How to Bake a Pie Like a Pro
A homemade pie is always sure to be a showstopping dessert, and it doesn't have to be complicated. In just five easy steps, you can make your own homemade piecrust from scratch, add your own filling, and bake. Our how-to guide will teach you everything you need to know about making and baking a piecrust, but if you're looking for more specific information, like what temperature to bake apple pie or how long to bake a blueberry pie, it's best to pick one recipe and follow those instructions.
Step 1: Make the Piecrust
First, decide what type of piecrust you want to make—it depends at least in part on what you want the filling to be. For example, for most pumpkin and pecan pies, you'll want to learn how to make a single-crust piecrust. But for most fruit pies, like apple and cherry, you'll want to make a double-crust piecrust. Once you've chosen your recipe, follow these steps for success:
- Use a pastry blender to cut shortening into the flour mixture. Work the mixture until the pieces are the size of small peas.
- Sprinkle ice-cold water, 1 tablespoon at a time, over the flour mixture. Toss gently with a fork. Push to one side of the bowl.
- Repeat until all of the flour mixture is evenly moistened. After the flour is moistened, use your hands to gently press and form the dough into a ball.
Step 2: Roll Out the Piecrust and Transfer It to a Pie Plate
For a lot of new bakers, transferring a piecrust to the pie plate without tearing, stretching, or breaking it can be a little tricky. But if you follow these instructions, it'll go just fine:
- On a floured surface, use a floured rolling pin to roll out the dough from center to edge. Using light, even strokes with the rolling pin, form a 12-inch circle with an even thickness.
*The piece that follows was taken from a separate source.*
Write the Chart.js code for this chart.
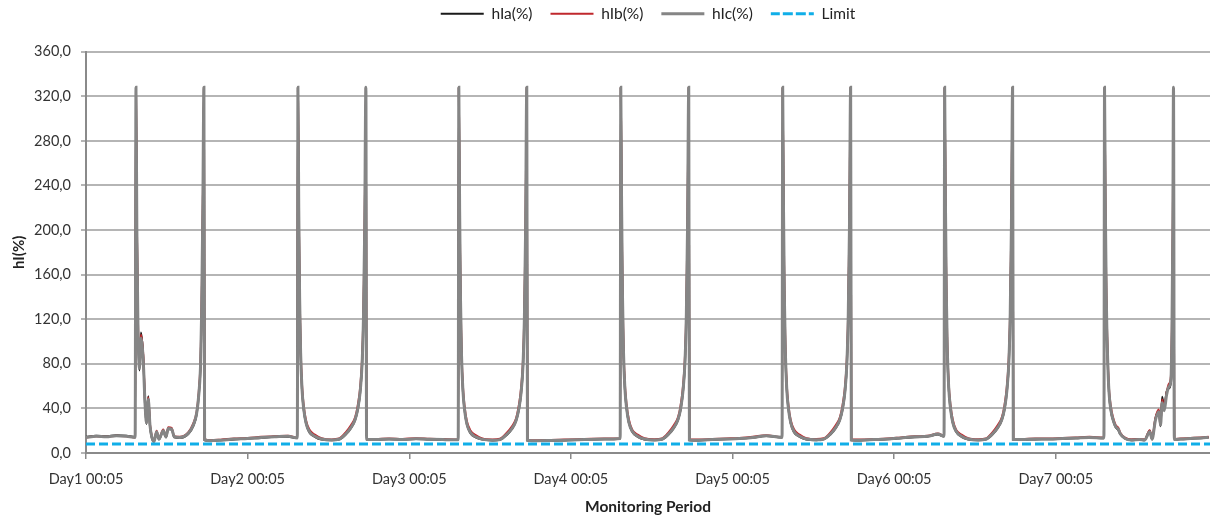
<!DOCTYPE html>
<html>
<head>
<meta charset="utf-8">
<script src="https://cdn.jsdelivr.net/npm/chart.js@4/dist/chart.umd.min.js"></script>
<style>
  html, body { margin: 0; padding: 0; background: #fff; }
  #wrap { width: 1210px; height: 518px; }
</style>
</head>
<body>
<div id="wrap"><canvas id="hChart" width="1210" height="518"></canvas></div>
<script>
// hours since Day1 00:05, one row per day
const hours = [
  0, 1.5, 3, 4.5, 6, 7.3, 7.42, 7.55, 7.7, 7.94, 8.16, 8.5, 8.76, 8.98, 9.25, 9.5, 9.75, 10.09, 10.49, 10.83, 11.47, 11.87, 12.22, 12.72, 13.11, 13.95, 15.18, 15.93, 16.43, 16.77, 17.02, 17.17, 17.35, 17.51, 17.61, 18.5, 20, 22, 24, 26, 28, 30,
  31.38, 31.47, 31.59, 31.72, 31.87, 32.07, 32.32, 32.67, 33.17, 33.97, 34.97, 36.47, 37.56, 38.56, 39.36, 39.96, 40.36, 40.71, 41.01, 41.21, 41.38, 41.56, 41.66, 43, 45, 47, 49, 51, 53,
  55.27, 55.36, 55.48, 55.61, 55.76, 55.96, 56.21, 56.56, 57.06, 57.86, 58.86, 60.36, 61.45, 62.45, 63.25, 63.85, 64.25, 64.6, 64.9, 65.1, 65.27, 65.45, 65.55, 67, 69, 71, 73, 75, 77,
  79.32, 79.41, 79.53, 79.66, 79.81, 80.01, 80.26, 80.61, 81.11, 81.91, 82.91, 84.41, 85.5, 86.5, 87.3, 87.9, 88.3, 88.65, 88.95, 89.15, 89.32, 89.5, 89.6, 91, 93, 95, 97, 99, 101,
  103.36, 103.45, 103.57, 103.7, 103.85, 104.05, 104.3, 104.65, 105.15, 105.95, 106.95, 108.45, 109.54, 110.54, 111.34, 111.94, 112.34, 112.69, 112.99, 113.19, 113.36, 113.54, 113.64, 115, 117, 119, 121, 123, 125, 126.5,
  127.41, 127.5, 127.62, 127.75, 127.9, 128.1, 128.35, 128.7, 129.2, 130.0, 131.0, 132.5, 133.59, 134.59, 135.39, 135.99, 136.39, 136.74, 137.04, 137.24, 137.41, 137.59, 137.69, 139, 141, 143, 145, 147, 149,
  151.15, 151.24, 151.36, 151.5, 151.7, 151.9, 152.2, 152.5, 152.9, 153.3, 153.55, 154.3, 155.2, 156.4, 157.2, 157.95, 158.3, 158.8, 159.3, 159.55, 159.8, 160.1, 160.45, 160.8, 161.1, 161.25, 161.38, 161.48, 161.6, 162.5, 164, 165.5, 166.7
];

const hIa = [
  14.5, 15.5, 15, 16, 15.5, 14.5, 328, 205, 118, 74, 108, 86, 44, 26, 51, 24, 14, 10.5, 18, 12, 19.5, 14, 21.5, 21, 14, 13.5, 17, 24, 34.5, 53, 80, 124, 218, 328, 11.5, 11, 11.5, 12, 13, 13.5, 14.5, 14.5,
  13.5, 328, 222, 138, 88, 57, 39, 26.5, 18.5, 14.5, 12, 11.5, 12, 16.5, 22.5, 29.5, 39, 54, 80, 122, 196, 328, 11.8, 11.8, 12.3, 12, 12.5, 12, 11.8,
  11.6, 328, 216, 136, 87, 56, 38.5, 25.5, 18, 14, 12, 11.3, 11.8, 16, 21.5, 28.5, 38, 53, 78, 120, 195, 328, 11.3, 10.8, 11, 11.3, 11.6, 12, 12.3,
  12.8, 328, 220, 140, 90, 58, 40, 27, 19, 14.5, 12.2, 11.5, 12, 16.5, 22.5, 29.5, 39, 55, 81, 124, 198, 328, 11.5, 11.3, 11.8, 12.3, 12.8, 13.8, 15.2,
  13.8, 328, 218, 138, 89, 57, 39.5, 26.5, 18.5, 14.5, 12.2, 11.5, 12.2, 16.5, 22.5, 29.5, 39, 54, 80, 123, 197, 328, 11.5, 11.3, 11.8, 12.3, 13.2, 14.2, 14.8, 16.5,
  14.8, 328, 220, 140, 89, 58, 40, 27, 19, 14.5, 12.2, 11.5, 12, 16.5, 22.5, 29.5, 39, 55, 81, 124, 199, 328, 12, 11.8, 12.2, 12.3, 12.8, 13.3, 13.8,
  13.3, 328, 218, 138, 84, 54, 37, 29.5, 23, 20.5, 17, 12.8, 11.5, 11.8, 11.5, 20, 12, 31, 38, 24, 50.5, 40, 55, 58, 64, 106, 195, 328, 11.8, 12.3, 12.8, 13.3, 13.8
];

const hIb = [
  14, 15, 14.5, 15.5, 15, 14, 328, 210, 125, 80, 106, 88, 47, 29, 50, 26, 16, 11, 20, 13, 21, 15, 23, 22.5, 15, 14.5, 18.5, 26.5, 37, 57, 85, 132, 226, 328, 12.5, 11.5, 12, 13, 13.5, 14.5, 15, 15.5,
  13.8, 328, 226, 146, 95, 62, 43, 29.5, 21, 16.5, 13.3, 12.2, 13, 18.5, 25, 32, 43, 59, 87, 132, 208, 328, 12.5, 12.5, 13, 12.5, 13.3, 12.8, 12.5,
  12, 328, 224, 144, 93, 61, 42, 28.5, 20.5, 16, 13, 12.2, 12.8, 18, 24, 31, 42, 58, 85, 130, 206, 328, 12, 11.5, 11.7, 12, 12.3, 12.7, 13,
  13.3, 328, 228, 148, 97, 63, 44, 30, 21, 16.5, 13.3, 12.3, 13, 18.5, 25, 32, 43, 60, 88, 133, 210, 328, 12.2, 12, 12.5, 13, 13.5, 14.5, 16,
  14.3, 328, 226, 146, 96, 62, 43, 29.5, 21, 16.5, 13.3, 12.5, 13.2, 18.5, 25, 32, 43, 59, 87, 132, 208, 328, 12.2, 12, 12.5, 13, 14, 15, 15.5, 17.5,
  15.3, 328, 228, 148, 96, 63, 44, 30, 21, 16.5, 13.3, 12.4, 13, 18.5, 25, 32, 43, 60, 88, 133, 210, 328, 12.7, 12.5, 13, 13, 13.5, 14, 14.5,
  13.8, 328, 226, 146, 90, 58, 41, 32, 25, 22.5, 18.5, 13.8, 12.3, 12.6, 12.3, 20.5, 13.2, 31.5, 39, 27, 48, 41, 54, 62, 69, 116, 208, 328, 12.6, 13, 13.5, 14, 14.5
];

const hIc = [
  14, 15, 14.5, 15.5, 15, 14, 328, 200, 120, 76, 103, 83, 45, 27, 48, 25, 15, 10, 19, 12.5, 20, 14.6, 22, 21.5, 14.6, 14, 17.6, 25, 35.6, 54, 81, 126, 220, 328, 12, 11, 11.5, 12.5, 13, 14, 14.5, 15,
  13.5, 328, 220, 140, 90, 58, 40, 27, 19, 15, 12.5, 11.7, 12.3, 17, 23, 30, 40, 55, 82, 125, 200, 328, 12, 12, 12.5, 12, 12.8, 12.3, 12,
  11.8, 328, 218, 138, 88, 57, 39, 26, 18.5, 14.5, 12.2, 11.5, 12, 16.5, 22, 29, 39, 54, 80, 122, 198, 328, 11.5, 11, 11.2, 11.5, 11.8, 12.2, 12.5,
  13, 328, 222, 142, 91, 59, 41, 27.5, 19.5, 15, 12.5, 11.7, 12.3, 17, 23, 30, 40, 56, 83, 126, 202, 328, 11.7, 11.5, 12, 12.5, 13, 14, 15.5,
  14, 328, 220, 140, 90, 58, 40, 27, 19, 15, 12.5, 11.8, 12.5, 17, 23, 30, 40, 55, 82, 125, 200, 328, 11.7, 11.5, 12, 12.5, 13.5, 14.5, 15, 17,
  15, 328, 222, 142, 91, 59, 41, 27.5, 19.5, 15, 12.5, 11.7, 12.3, 17, 23, 30, 40, 56, 83, 126, 202, 328, 12.2, 12, 12.5, 12.5, 13, 13.5, 14,
  13.5, 328, 220, 140, 85, 55, 38, 30, 23.5, 21, 17.5, 13, 11.7, 12, 11.7, 19, 12.5, 29.5, 37, 25, 45, 38, 52, 59.5, 66, 110, 200, 328, 12, 12.5, 13, 13.5, 14
];

const limitHours = [0, 166.9];
const limitValues = [8, 8];

const dayLabels = ['Day1 00:05', 'Day2 00:05', 'Day3 00:05', 'Day4 00:05', 'Day5 00:05', 'Day6 00:05', 'Day7 00:05'];

const pts = (xs, ys) => xs.map((x, i) => ({ x: x, y: ys[i] }));
const font = 'Lato, "DejaVu Sans", sans-serif';

new Chart(document.getElementById('hChart'), {
  type: 'line',
  data: {
    datasets: [
      { label: 'hIa(%)', data: pts(hours, hIa), borderColor: '#1a1a1a', backgroundColor: '#1a1a1a', borderWidth: 2, order: 3 },
      { label: 'hIb(%)', data: pts(hours, hIb), borderColor: '#c0282d', backgroundColor: '#c0282d', borderWidth: 2, order: 2 },
      { label: 'hIc(%)', data: pts(hours, hIc), borderColor: '#858585', backgroundColor: '#858585', borderWidth: 3, order: 1 },
      { label: 'Limit', data: pts(limitHours, limitValues), borderColor: '#10aee8', backgroundColor: '#10aee8', borderWidth: 3, borderDash: [9, 4], order: 0 }
    ]
  },
  options: {
    responsive: false,
    animation: false,
    devicePixelRatio: 1,
    layout: { padding: { top: -12, left: 0, right: 0, bottom: 0 } },
    elements: { point: { radius: 0 }, line: { cubicInterpolationMode: 'monotone' } },
    plugins: {
      tooltip: { enabled: false },
      legend: {
        position: 'top',
        fullSize: false,
        labels: {
          boxWidth: 43,
          boxHeight: 0,
          padding: 18,
          color: '#222',
          font: { family: font, size: 15.5 },
          sort: (a, b) => a.datasetIndex - b.datasetIndex
        }
      },
      // empty spacer between the legend and the plot
      subtitle: {
        display: true,
        text: '',
        weight: 500,
        font: { size: 1 },
        padding: { top: 0, bottom: 19 }
      }
    },
    scales: {
      x: {
        type: 'linear',
        min: 0,
        max: 166.9,
        afterFit: s => { s.height = 65; },
        afterBuildTicks: s => { s.ticks = dayLabels.map((_, i) => ({ value: i * 24 })); },
        ticks: {
          autoSkip: false,
          maxRotation: 0,
          padding: 12,
          color: '#333',
          font: { family: font, size: 14.5 },
          callback: (v, i) => dayLabels[i]
        },
        grid: { drawOnChartArea: false, drawTicks: true, tickLength: 6, color: '#8a8a8a', lineWidth: 1.5 },
        border: { color: '#8a8a8a', width: 2 },
        title: {
          display: true,
          text: 'Monitoring Period',
          color: '#222',
          font: { family: font, size: 15.5, weight: 'bold' },
          padding: { top: 0, bottom: 2 }
        }
      },
      y: {
        min: 0,
        max: 360,
        afterFit: s => { s.width = 86; },
        ticks: {
          stepSize: 40,
          padding: 10,
          color: '#333',
          font: { family: font, size: 14.5 },
          callback: v => v.toFixed(1).replace('.', ',')
        },
        grid: { color: '#b5b5b5', lineWidth: 2, tickLength: 5 },
        border: { color: '#8a8a8a', width: 2 },
        title: {
          display: true,
          text: 'hI(%)',
          color: '#222',
          font: { family: font, size: 15, weight: 'bold' },
          padding: { top: 10, bottom: 0 }
        }
      }
    }
  }
});
</script>
</body>
</html>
- Wrap the piecrust around the rolling pin to transfer to the pie plate.
- Holding the rolling pin over the pie plate, unroll the piecrust starting at one side of the pie plate.
- Ease the piecrust into the pie plate without stretching it.
- Lightly press the piecrust into the bottom and up the sides of the pie plate.
Step 3: Shape the Edges
You can learn how to give your piecrust a special edge if you want, or you can keep it simple:
- Use kitchen scissors or a small knife to trim the excess dough to 1/2 inch beyond the edge of the pie plate.
- Build up the edge of the pie shell by folding the extra 1/2 inch of pastry under so it is even with the rim of the pie plate.
- To crimp the edge (give it a fluted shape), place a finger against the inside edge of the piecrust. Use the thumb and index finger of your other hand to press the piecrust around your finger. Continue around the full circumference of the pie plate.
Step 4: Add the Filling and Bake
- Stir together the filling for your pie according to the recipe. Pour the filling into the unbaked piecrust—keep in mind that some recipes call for baking the piecrust before filling it, so be sure to double-check your recipe before adding the filling.
- Preheat your oven so the pie bakes evenly. To prevent overbrowning, cover the edge of the pie with foil, loosely molding the foil over the pie's edge.
- Carefully transfer your pie to the oven, being careful not to spill liquid filling over the edge of the crust (if it's a single-crust pie).
- Wondering how long to bake a pie or what temperature to preheat your oven to? It's always best to follow your recipe closely, because different pie fillings can have different baking times and temperatures (you can typically count on the temperature being between 350°F and 375°F). Remove the foil and bake 20 to 25 minutes more or as directed by your recipe.
Step 5: Test for Doneness
One of the most important parts of making a homemade pie is testing it when it comes out of the oven to make sure it's done (and we don't mean taste-testing). There are different tests for different pies, so follow these instructions when your pie comes out of the oven:
- Cream and custard pies are done when a knife inserted near the center comes out clean.
- Fruit pies are done when the filling is bubbly and the top crust is golden brown.
- Cool your pie on a wire rack. Some pies—like custard and cream pies—need to be stored in the refrigerator. Other pie recipes are best served warm, so be sure to follow your recipe's serving and storing instructions.